» **Given request**
Work out how many lines of the records contain "chart". Answer with the number and nothing else.

____

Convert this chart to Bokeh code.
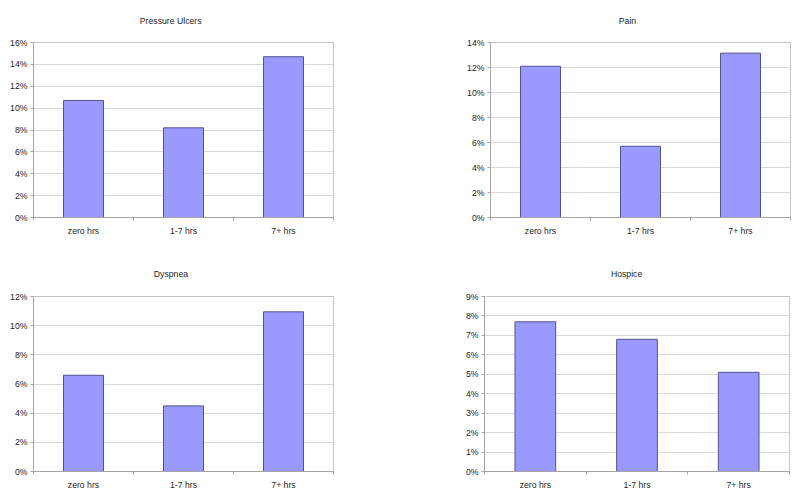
from bokeh.plotting import figure
from bokeh.models import Range1d, FixedTicker, NumeralTickFormatter, Title
from bokeh.layouts import column, row
from bokeh.embed import file_html
from bokeh.resources import INLINE

# ---- data ----
categories = ["zero hrs", "1-7 hrs", "7+ hrs"]
titles = ["Pressure Ulcers", "Pain", "Dyspnea", "Hospice"]
pressure_ulcers = [0.107, 0.082, 0.147]
pain = [0.121, 0.057, 0.1315]
dyspnea = [0.066, 0.045, 0.1095]
hospice = [0.077, 0.068, 0.051]
y_max = [0.16, 0.14, 0.12, 0.09]
y_step = [0.02, 0.02, 0.02, 0.01]

FONT = "Liberation Sans"
FS = "8.7px"
TXT = "#1e1e1e"
AXIS = "#a4a4a4"
GRID = "#d9d9d9"


def make(title, values, ymax, step, fw, left, right, top, bottom, t_off, t_stand):
    n = len(categories)
    p = figure(frame_width=fw, frame_height=175,
               x_range=Range1d(0, n), y_range=Range1d(0, ymax),
               output_backend="svg", toolbar_location=None,
               min_border_left=left, min_border_right=right,
               min_border_top=top, min_border_bottom=bottom,
               background_fill_color="white", border_fill_color="white",
               outline_line_color="#c4c4c4", outline_line_width=1)
    xs = [i + 0.5 for i in range(n)]
    p.vbar(x=xs, top=values, bottom=0, width=0.4,
           fill_color="#9999ff", line_color="#52528f", line_width=1)

    nt = int(round(ymax / step))
    yt = [round(i * step, 4) for i in range(nt + 1)]
    yticker = FixedTicker(ticks=yt)
    p.yaxis.ticker = yticker
    p.yaxis.formatter = NumeralTickFormatter(format="0%")
    p.ygrid.ticker = yticker
    p.ygrid.grid_line_color = GRID
    p.xgrid.visible = False

    xticker = FixedTicker(ticks=xs, minor_ticks=list(range(n + 1)))
    p.xaxis.ticker = xticker
    p.xaxis.major_label_overrides = {x: c for x, c in zip(xs, categories)}

    for ax in (p.xaxis, p.yaxis):
        ax.axis_line_color = AXIS
        ax.major_tick_line_color = AXIS
        ax.minor_tick_line_color = AXIS
        ax.major_label_text_font = FONT
        ax.major_label_text_font_size = FS
        ax.major_label_text_color = TXT
        ax.major_tick_in = 0
        ax.minor_tick_in = 0
    p.yaxis.major_tick_out = 3
    p.yaxis.minor_tick_out = 0
    p.yaxis.major_label_standoff = 3
    p.xaxis.major_tick_out = 0
    p.xaxis.minor_tick_out = 3
    p.xaxis.major_label_standoff = 5

    p.title = Title(text=title, align="left", offset=t_off, standoff=t_stand,
                    vertical_align="top", text_font=FONT, text_font_size=FS,
                    text_font_style="normal", text_color=TXT)
    return p


p1 = make(titles[0], pressure_ulcers, y_max[0], y_step[0], 300, 33, 67, 42, 33, 106.3, 29)
p2 = make(titles[1], pain, y_max[1], y_step[1], 300, 90, 10, 42, 33, 128.3, 29)
p3 = make(titles[2], dyspnea, y_max[2], y_step[2], 300, 33, 67, 46, 26, 120.3, 32)
p4 = make(titles[3], hospice, y_max[3], y_step[3], 305, 84, 11, 46, 26, 126.4, 32)

layout = column(row(p1, p2), row(p3, p4))

open("out.html", "w").write(file_html(layout, INLINE))
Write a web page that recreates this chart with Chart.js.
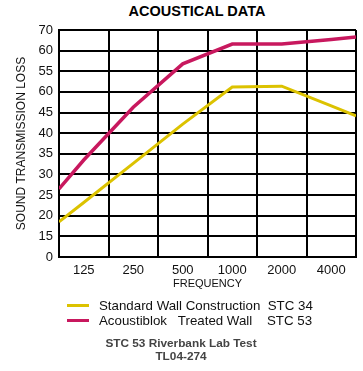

____

» **Complete answer**
2